Science seems always to have been one step ahead of the people who live with it, and 100 years ago the laws of physics must have seemed quite baffling. When the telegraph system was first laid out in America, few people understood how it worked. One farmer even decided that it must be a failure because he never heard any dispatches going up the line.
Years later, after the invention of wireless radio, Mark Lamarr sat in a studio with a big pile of records. Rock'n'roll is something else that resulted from noises being sent along wires, and if the genre is to survive its enforced leap from Radio 1 to Radio 2, then it needs someone like Lamarr to make sure it arrives safely.
He opened his new series Shake, Rattle and Roll (Radio 2, Monday) by announcing the one great truth: "Elvis is still dead." Lamarr takes over the ground so well-prepared over the past four weeks by Frank Skinner's In the Days before Rock'n'Roll. This week he delved deep and came up with several songs about Cadillacs, including a 1947 version of the Jackie Brenston classic, "Rocket 88".
If you ain't got a Cadillac, you could always try a motor-scooter instead. This was the form of transport encountered by Henry VIII in Corridors of Light and Shadow (Radio 3, Sunday). Actually, he was looking for a horse, or maybe a mother, for his unborn son. He didn't seem to have made his mind up yet. Instead, he wandered around an Italian Renaissance city disguised as a musician and plagued by this bloke on a Vespa. All very mysterious.

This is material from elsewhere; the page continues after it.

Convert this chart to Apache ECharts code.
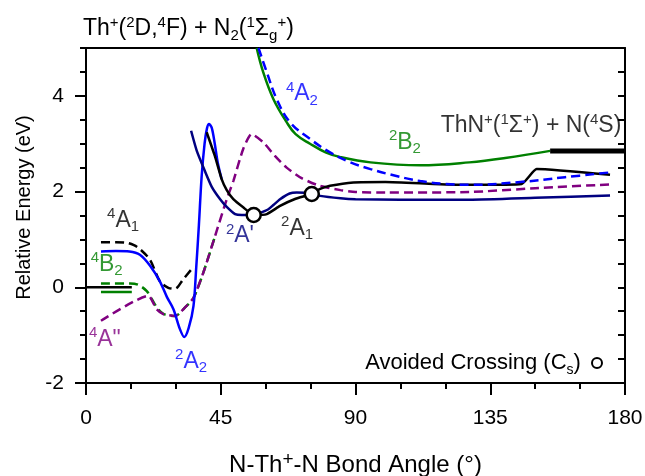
<!DOCTYPE html>
<html>
<head>
<meta charset="utf-8">
<script src="https://cdn.jsdelivr.net/npm/echarts@6/dist/echarts.min.js"></script>
<style>
  html, body { margin: 0; padding: 0; background: #fff; }
  #chart { width: 645px; height: 476px; }
</style>
</head>
<body>
<div id="chart"></div>
<script>
(function () {
    var FONT = 'Liberation Sans';

    // curves: [angle (deg), relative energy (eV)]
    var zeroLine = [[0, 0], [15.3, 0]];
    var b2Short = [[5, -0.1], [15.3, -0.1]];
    var a1Quartet = [[5, 0.94], [10, 0.94], [13.6, 0.93], [16, 0.88], [18, 0.8], [21.4, 0.57], [24.7, 0.12],
        [27.5, -0.01], [29.7, -0.03], [32.5, 0.17], [35.3, 0.38]];
    var a2Doublet = [[5, 0.75], [10, 0.76], [14.5, 0.75], [18, 0.68], [21.4, 0.45], [24.7, 0.12], [27, -0.2],
        [29.2, -0.46], [31.4, -0.88], [32.8, -1.04], [34.3, -0.85], [35.9, -0.39], [36.8, 0.4], [37.7, 1.3],
        [38.6, 2.3], [39.6, 3.0], [40.4, 3.32], [41.1, 3.41], [42, 3.33], [43, 3.0], [44, 2.6], [45.3, 2.26]];
    var b2Quartet = [[5, 0.08], [14.7, 0.08], [17.5, 0.05], [20.3, -0.08], [22, -0.25], [24, -0.45], [26, -0.56],
        [29.7, -0.6], [33.1, -0.42], [35.9, -0.22], [39.2, 0.31], [43.1, 1.07]];
    var aPrimeQuartet = [[5, -0.7], [20.8, -0.18], [23.6, -0.46], [25.8, -0.56], [29.7, -0.6], [33.1, -0.42],
        [35.9, -0.22], [39.2, 0.31], [43.1, 1.07], [47, 1.84], [49.2, 2.22], [52.5, 2.89], [55.3, 3.2],
        [59.2, 3.03], [63, 2.75], [67, 2.5], [72, 2.28], [78, 2.12], [85, 2.03], [90, 1.99], [100, 1.98],
        [128, 1.99], [150, 2.07], [175, 2.15]];
    var aPrimeDoublet = [[35.1, 3.27], [37, 2.85], [39.7, 2.43], [42, 2.1], [44.8, 1.84], [47, 1.68], [49.8, 1.53],
        [52, 1.51], [56, 1.51], [58, 1.55], [60.9, 1.63], [62.6, 1.72], [64.8, 1.84], [68, 1.96], [70.4, 1.98],
        [75.5, 1.96], [78.2, 1.91], [85, 1.86], [90, 1.84], [105, 1.83], [128, 1.83], [150, 1.87], [175, 1.92]];
    var a1Doublet = [[40.3, 3.24], [43, 2.75], [45.3, 2.26], [47, 2.03], [49.2, 1.84], [52.5, 1.67], [56.1, 1.51],
        [60.4, 1.53], [64.8, 1.7], [70, 1.85], [75.4, 1.95], [78, 2.05], [81.5, 2.12], [89.3, 2.19], [100, 2.2],
        [116, 2.16], [128, 2.14], [145.5, 2.16], [150.5, 2.47], [175, 2.35]];
    var a2Quartet = [[57.6, 5.0], [60.4, 4.49], [63.7, 3.93], [68.1, 3.45], [74.8, 3.1], [81.5, 2.82], [88, 2.62],
        [95, 2.47], [104, 2.32], [111.6, 2.22], [120, 2.16], [128, 2.14], [145, 2.2], [160, 2.3], [175, 2.4]];
    var b2Doublet = [[57, 5.0], [59.2, 4.49], [62.6, 3.93], [67, 3.45], [70, 3.2], [74.8, 3.0], [80, 2.82],
        [85, 2.72], [95, 2.61], [111.6, 2.55], [128, 2.61], [140, 2.7], [155, 2.85]];
    var asymptote = [[155, 2.85], [180, 2.85]];
    var crossings = [[56, 1.51], [75.4, 1.95]];

    // state labels
    var labelText = [
        '{sup|4}{n|A}{sub|2}',
        '{sup|2}{n|B}{sub|2}',
        '{n|ThN}{sup|+}{n|(}{sup|1}{n|Σ}{sup|+}{n|) + N(}{sup|4}{n|S)}',
        '{sup|4}{n|A}{sub|1}',
        '{sup|4}{n|B}{sub|2}',
        '{sup|4}{n|A"}',
        '{sup|2}{n|A}{sub|2}',
        "{sup|2}{n|A'}",
        '{sup|2}{n|A}{sub|1}'
    ];
    var labelX = [72.1, 106.5, 148.6, 12.4, 6.9, 6.3, 35.1, 51.4, 70.5];
    var labelY = [4.04, 3.03, 3.37, 1.4, 0.48, -1.09, -1.55, 1.07, 1.23];
    var labelColor = ['#0000ff', '#008000', '#000000', '#000000', '#008000', '#800080', '#0000ff', '#000080', '#000000'];

    var xLabels = [0, 45, 90, 135, 180];
    var yLabels = [-2, 0, 2, 4];

    var rich = {
        n: { fontSize: 23, lineHeight: 28, fontFamily: FONT },
        sup: { fontSize: 15, lineHeight: 15, verticalAlign: 'top', fontFamily: FONT },
        sub: { fontSize: 15, lineHeight: 15, verticalAlign: 'bottom', fontFamily: FONT }
    };

    var myChart = echarts.init(document.getElementById('chart'), null, { renderer: 'canvas' });

    function curve(data, color, dashed, width, smooth) {
        return {
            type: 'line',
            data: data,
            symbol: 'none',
            smooth: smooth || false,
            silent: true,
            lineStyle: { color: color, width: width || 2.5, type: dashed ? [9, 5] : 'solid' },
            z: 3
        };
    }

    var labelData = labelText.map(function (t, i) {
        return {
            value: [labelX[i], labelY[i]],
            label: { formatter: t, color: labelColor[i] }
        };
    });

    var blackLine = { show: true, onZero: false, lineStyle: { color: '#000', width: 2 } };

    var option = {
        animation: false,
        textStyle: { fontFamily: FONT },
        title: {
            text: '{n|Th}{sup|+}{n|(}{sup|2}{n|D,}{sup|4}{n|F) + N}{sub|2}{n|(}{sup|1}{n|Σ}{sub|g}{sup|+}{n|)}',
            left: 78,
            top: 10,
            textStyle: { color: '#000', fontWeight: 'normal', rich: rich }
        },
        legend: {
            right: 37,
            top: 347,
            align: 'right',
            icon: 'circle',
            itemWidth: 10,
            itemHeight: 10,
            data: ['Avoided Crossing'],
            formatter: function () {
                return '{l|Avoided Crossing (C}{ls|s}{l|) }';
            },
            textStyle: {
                color: '#000',
                rich: {
                    l: { fontSize: 22, lineHeight: 28, fontFamily: FONT },
                    ls: { fontSize: 14, lineHeight: 14, verticalAlign: 'bottom', fontFamily: FONT }
                }
            }
        },
        grid: { left: 86, right: 20, top: 48, bottom: 93, outerBoundsMode: 'none' },
        xAxis: [{
            type: 'value',
            min: 0,
            max: 180,
            interval: 45,
            position: 'bottom',
            name: '{t|N-Th}{ts|+}{t|-N Bond Angle (°)}',
            nameLocation: 'middle',
            nameGap: 67,
            nameTextStyle: {
                color: '#000',
                rich: {
                    t: { fontSize: 24, lineHeight: 30, fontFamily: FONT },
                    ts: { fontSize: 19, lineHeight: 19, verticalAlign: 'top', fontFamily: FONT }
                }
            },
            axisLine: blackLine,
            axisTick: { show: true, length: 12, lineStyle: { color: '#000', width: 2 } },
            minorTick: { show: true, splitNumber: 3, length: 6, lineStyle: { color: '#000', width: 2 } },
            splitLine: { show: false },
            axisLabel: {
                color: '#000', fontSize: 21, margin: 25,
                formatter: function (v) { return xLabels.indexOf(v) >= 0 ? String(v) : ''; }
            }
        }, {
            type: 'value',
            min: 0,
            max: 180,
            position: 'top',
            axisLine: blackLine,
            axisTick: { show: false },
            axisLabel: { show: false },
            splitLine: { show: false }
        }],
        yAxis: [{
            type: 'value',
            min: -2,
            max: 5,
            interval: 0.5,
            position: 'left',
            name: 'Relative Energy (eV)',
            nameLocation: 'middle',
            nameGap: 51,
            nameTextStyle: { color: '#000', fontSize: 20, fontFamily: FONT, padding: [0, 0, 0, 16] },
            axisLine: blackLine,
            axisTick: { show: true, length: 6, lineStyle: { color: '#000', width: 2 } },
            splitLine: { show: false },
            axisLabel: {
                color: '#000', fontSize: 21, margin: 22,
                formatter: function (v) { return yLabels.indexOf(v) >= 0 ? String(v) : ''; }
            }
        }, {
            type: 'value',
            min: -2,
            max: 5,
            position: 'left',
            axisLine: blackLine,
            axisTick: { show: true, length: 11, customValues: yLabels, lineStyle: { color: '#000', width: 2 } },
            axisLabel: { show: false },
            splitLine: { show: false }
        }, {
            type: 'value',
            min: -2,
            max: 5,
            interval: 0.5,
            position: 'right',
            axisLine: blackLine,
            axisTick: { show: true, inside: true, length: 7, lineStyle: { color: '#000', width: 2 } },
            axisLabel: { show: false },
            splitLine: { show: false }
        }],
        series: [
            curve(zeroLine, '#000000', false),
            curve(b2Short, '#008000', false),
            curve(a1Quartet, '#000000', true, 2.5, 0.3),
            curve(b2Quartet, '#008000', true, 2.5, 0.3),
            curve(aPrimeQuartet, '#800080', true, 2.5, 0.2),
            curve(a2Doublet, '#0000ff', false, 2.5, 0.3),
            curve(aPrimeDoublet, '#000080', false, 2.5, 0.2),
            curve(a1Doublet, '#000000', false, 2.5, 0.15),
            curve(b2Doublet, '#008000', false, 2.5, 0.4),
            curve(a2Quartet, '#0000ff', true, 2.5, 0.4),
            curve(asymptote, '#000000', false, 5),
            {
                name: 'Avoided Crossing',
                type: 'scatter',
                data: crossings,
                symbol: 'circle',
                symbolSize: 14,
                itemStyle: { color: '#ffffff', borderColor: '#000000', borderWidth: 2.5, opacity: 1 },
                z: 5
            },
            {
                name: 'labels',
                type: 'scatter',
                data: labelData,
                symbolSize: 0,
                silent: true,
                label: { show: true, position: 'inside', rich: rich },
                z: 6
            }
        ]
    };

    myChart.setOption(option);

    window.addEventListener('resize', function () {
        myChart.resize();
    });
})();
</script>
</body>
</html>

If the young king really did once make a furtive visit to Mantua, as this programme suggested, then he was surely tempted by the late Duke's widow, Isabella d'Este. Set against a background of very modern noises, the regal pair went sightseeing together, and she seemed to drop a few hints. She pointed out frescoes where English royal livery lay entwined with Gonzagan marigolds. "Apollo wears a short skirt and leans forward," she observed. "He wears nothing underneath." This undoubtedly made Henry go all hot and sweaty, and when she led him into her secret garden he probably thought his luck was in. Trouble was, he was already married and she was having none of it.